Supporters say the barriers produce a 95 percent reduction in median crossover accidents, but the remaining five percent result in horrendous, often fatal accidents. When a cable barrier failure occurs and an accident is the result, it often involves two or more vehicles colliding head-on at high speeds, as did the one involving young Kate Zoromoski five years ago.

Zoromski was eager for a hot meal after cheerleading practice. She merged onto I-43 and headed for the nearest International House of Pancakes, 10 miles away, as she had countless times before.

Two miles later, Zoromksi lost control of her Mazda sedan and slid beneath the cable median barrier into oncoming traffic. The crash killed her, two of her passengers and left one survivor facing a grueling recovery. The crash resulted in a pileup that caused four additional injuries.

The town of Grafton is a church-bound community of 12,000 that felt the ripple effect of the accident far beyond the front page of the newspaper. The magnitude of grief was palpable – as was the level of incredulity.
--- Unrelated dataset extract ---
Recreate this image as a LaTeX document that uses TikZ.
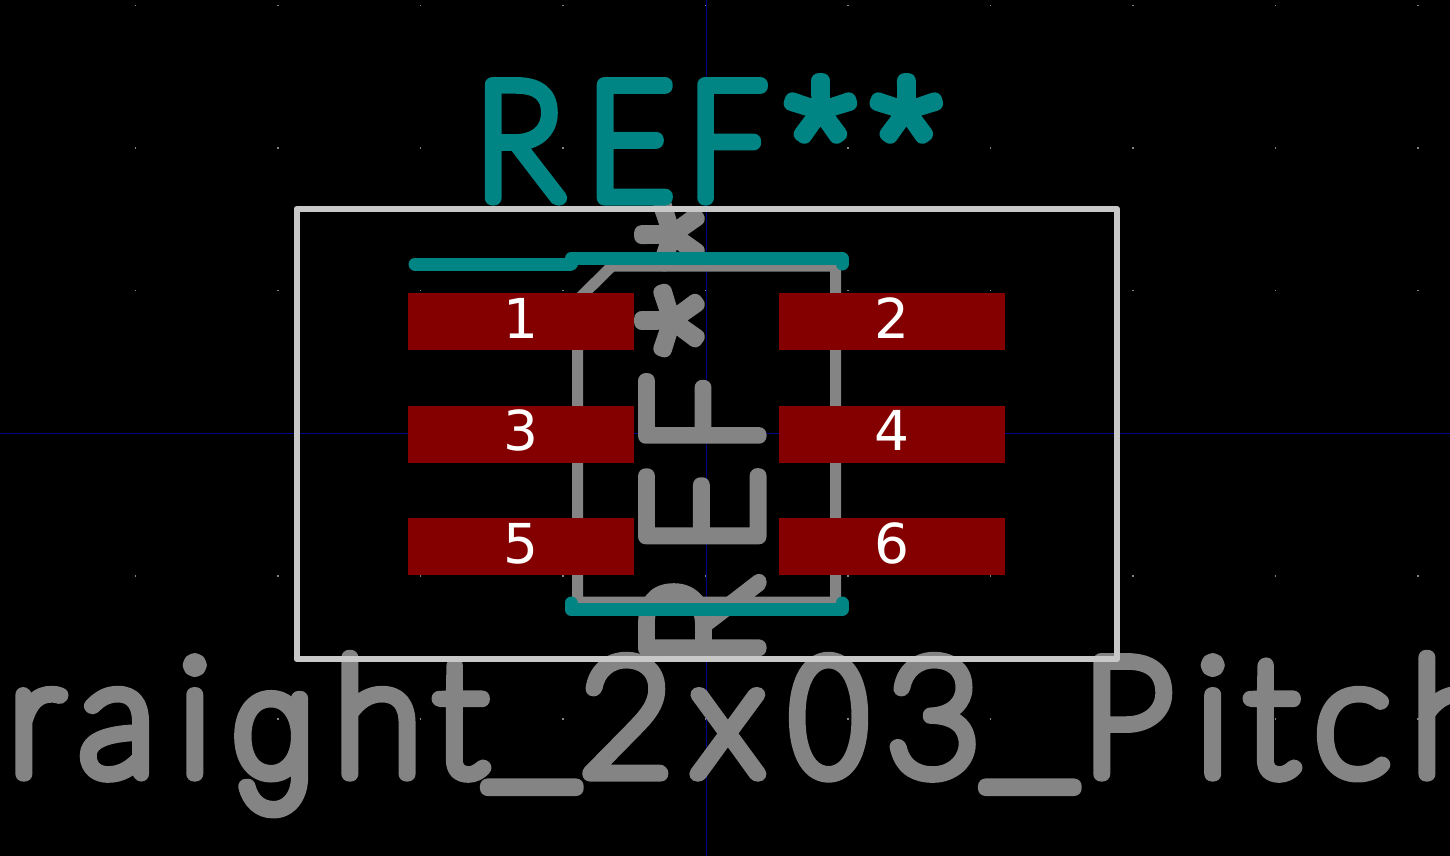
\documentclass[tikz,border=0pt]{standalone}
\usepackage{fontspec}
\newfontfamily\padfont{DejaVu Sans}
\newfontfamily\stkfont{Lato Hairline}
\newfontfamily\capfont[FakeStretch=0.92]{Lato Hairline}
\newfontfamily\effont[FakeStretch=0.84]{Lato Hairline}
\newfontfamily\zerofont[FakeStretch=0.8]{Lato Hairline}
\newfontfamily\firafont{Fira Sans Thin}
\newfontfamily\geefont[FakeStretch=0.8]{Poppins Thin}
\definecolor{kteal}{RGB}{0,132,132}
\definecolor{kgray}{RGB}{132,132,132}
\definecolor{kred}{RGB}{132,0,0}
\definecolor{kblue}{RGB}{0,0,132}
\definecolor{kwhite}{RGB}{200,200,200}
\newcommand{\strokeon}[1]{\special{pdf:code q 1 j 1 J #1 w 2 Tr}}
\newcommand{\strokeoff}{\special{pdf:code Q}}
\newcommand{\G}[2]{\hbox to #1pt{#2\hss}}
\newcommand{\bigfont}{\stkfont\fontsize{162}{162}\selectfont}
\newcommand{\Ast}{\kern 7.5pt\raisebox{-11.5pt}{\firafont\fontsize{176}{176}\selectfont *}}
\newcommand{\Und}{\raisebox{15pt}{\fontsize{225}{225}\selectfont\_}}
\newcommand{\Gee}{{\geefont\fontsize{140}{140}\selectfont g}}
\newcommand{\Zero}{{\zerofont\fontsize{162}{162}\selectfont 0}}
\newcommand{\Eff}{{\effont\fontsize{162}{162}\selectfont F}}
\newcommand{\REFtext}{\bigfont\strokeon{15}\capfont\fontsize{162}{162}\selectfont\G{112}{R}\G{102}{E}\G{86}{\Eff}\G{86}{\Ast}\G{86}{\Ast}\strokeoff}
\tikzset{
  padbox/.style={fill=kred,draw=none,minimum width=226pt,minimum height=57pt,inner sep=0pt,text=white,
    font=\padfont\fontsize{55}{55}\selectfont,text height=40pt,text depth=7pt},
  stk/.style={inner sep=0pt,outer sep=0pt},
  silk/.style={draw=kteal,line width=13pt,line cap=round,line join=round},
  fab/.style={draw=kgray,line width=11pt,line join=miter},
  crt/.style={draw=kwhite,line width=6pt,line join=round},
  axis/.style={draw=kblue,line width=1pt},
  griddot/.style={fill=kgray}
}
\begin{document}
\begin{tikzpicture}[x=1pt,y=-1pt]
\clip (0,0) rectangle (1450,856);
\fill[black] (0,0) rectangle (1450,856);
% grid
\foreach \i in {0,...,9}{\foreach \j in {0,...,5}{
  \fill[griddot] ({135.5+142.5*\i-0.75},{5.3+142.7*\j-0.75}) rectangle +(1.5,1.5);
}}
% axes
\coordinate (vt) at (706,0); \coordinate (vb) at (706,856);
\coordinate (hl) at (0,433.5); \coordinate (hr) at (1450,433.5);
\draw[axis] (vt) -- (vb);
\draw[axis] (hl) -- (hr);
% fabrication layer
\node[stk,anchor=base west,text=kgray] (value) at (0,774) {\bigfont\strokeon{15}\kern 8pt\G{71}{r}\G{99}{a}\G{57}{i}\G{99}{\Gee}\G{100}{h}\G{48}{t}\G{97}{\Und}\G{113}{2}\G{99}{x}\G{95.5}{\Zero}\G{93.5}{3}\G{102}{\Und}\G{114}{P}\G{49}{i}\G{69.5}{t}\G{96.5}{c}\G{60}{h}\strokeoff};
\node[stk,anchor=base west,text=kgray,rotate=90] (reffab) at (759,666) {\REFtext};
\draw[fab] (835.5,266) -- (612,266) -- (577.5,300) -- (577.5,602) -- (835.5,602) -- cycle;
% courtyard
\draw[crt] (296.5,209) rectangle (1117,659);
% pads
\node[padbox] (p1) at (521,321.5) {1};
\node[padbox] (p2) at (892,321.5) {2};
\node[padbox] (p3) at (521,434) {3};
\node[padbox] (p4) at (892,434) {4};
\node[padbox] (p5) at (521,546.5) {5};
\node[padbox] (p6) at (892,546.5) {6};
% silkscreen
\draw[silk] (415,264) -- (570,264);
\draw[silk] (571,264) -- (571,258.5) -- (842,258.5) -- (842,264);
\draw[silk] (571,603) -- (571,609.5) -- (842,609.5) -- (842,603);
\node[stk,anchor=base west,text=kteal] (ref) at (475,198) {\REFtext};
\end{tikzpicture}
\end{document}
People began to question the integrity of a cable barrier that was installed a year prior to the accident with the price tag of $525,000.

“How there can by a safety measure in place that allows a car to pass underneath the barrier is beyond me,” said Mark Zoromski, Kate’s father. “The physics of it just don’t make sense to me. Breaking through the barrier – well, maybe. Passing under it… I can’t wrap my head around it.”

The Wisconsin State Patrol and the Wisconsin Department of Transportation launched an investigation, ultimately blaming flaws in the engineering, design and construction of the cable median barrier.

The area’s deep freezes and quick thaws can saturate the ground with moisture. Ozaukee County officials admitted that the ground was soggy when they built the barrier, contrary to a Federal Highway Administration mandate green-lighting the project, which stated that the ground was secure and did not possess any alarming characteristics that would deter construction.

Despite the discrepancy, Mark Zoromski did not file a lawsuit. Instead, he has turned his focus to educating officials on cable barrier safety standards so another tragedy can be averted.

The barriers are designed to have no more than 21-inch gaps between each cable as well as from the ground to the lowest cable. Gaps in the I-43 barrier ranged from 24 to 33 inches, investigators found. The front bumper of Zorokowski’s Mazda was 21 inches high, allowing it to wedge underneath the cable with enough force to pass through.

Because posts were set 19 feet as opposed to 16 feet apart, the cables lacked proper tension to stop a car. The county also built a three-cable barrier, rather than a four-cable system, which is scientifically stronger, according to the State Patrol Accident Reconstruction Report.

Still, engineers for the state of Washington concluded that the cable median barriers, when properly installed, are better than the alternatives. They analyzed 11,457 median barrier collisions within the state from 1999 to 2004 and found that cable median barrier crashes recorded a 16 percent chance of injury or death compared to concrete median barrier’s 40 percent. Scientifically, cable median barriers are more effective.

Mark Zoromski finds no solace in the statistics.

“I miss (Kate) every day,” he said. “Coping is painful. I cry all the time. I really miss her. To think that such a simple fix as having a fourth cable or lowering the height of the lowest cable could have saved her kills me inside.”

Three and a half years later, a fourth cable median barrier has not been added to the stretch of barriers where Zoromski and her two friends died.

The state was supposed to test the effectiveness of installing a fourth cable median barrier in 2009 to determine whether it would be worth the price to install. But the test costs $50,000, and each time it has been suggested, the state has been unable to come up with the money.

“Nobody has put a priority on improving this stretch of cable median barriers or making it a requirement that they have four (cables) to begin with,” Mark Zoromski said. “In the meantime, I pray it doesn’t happen again… to somebody else.”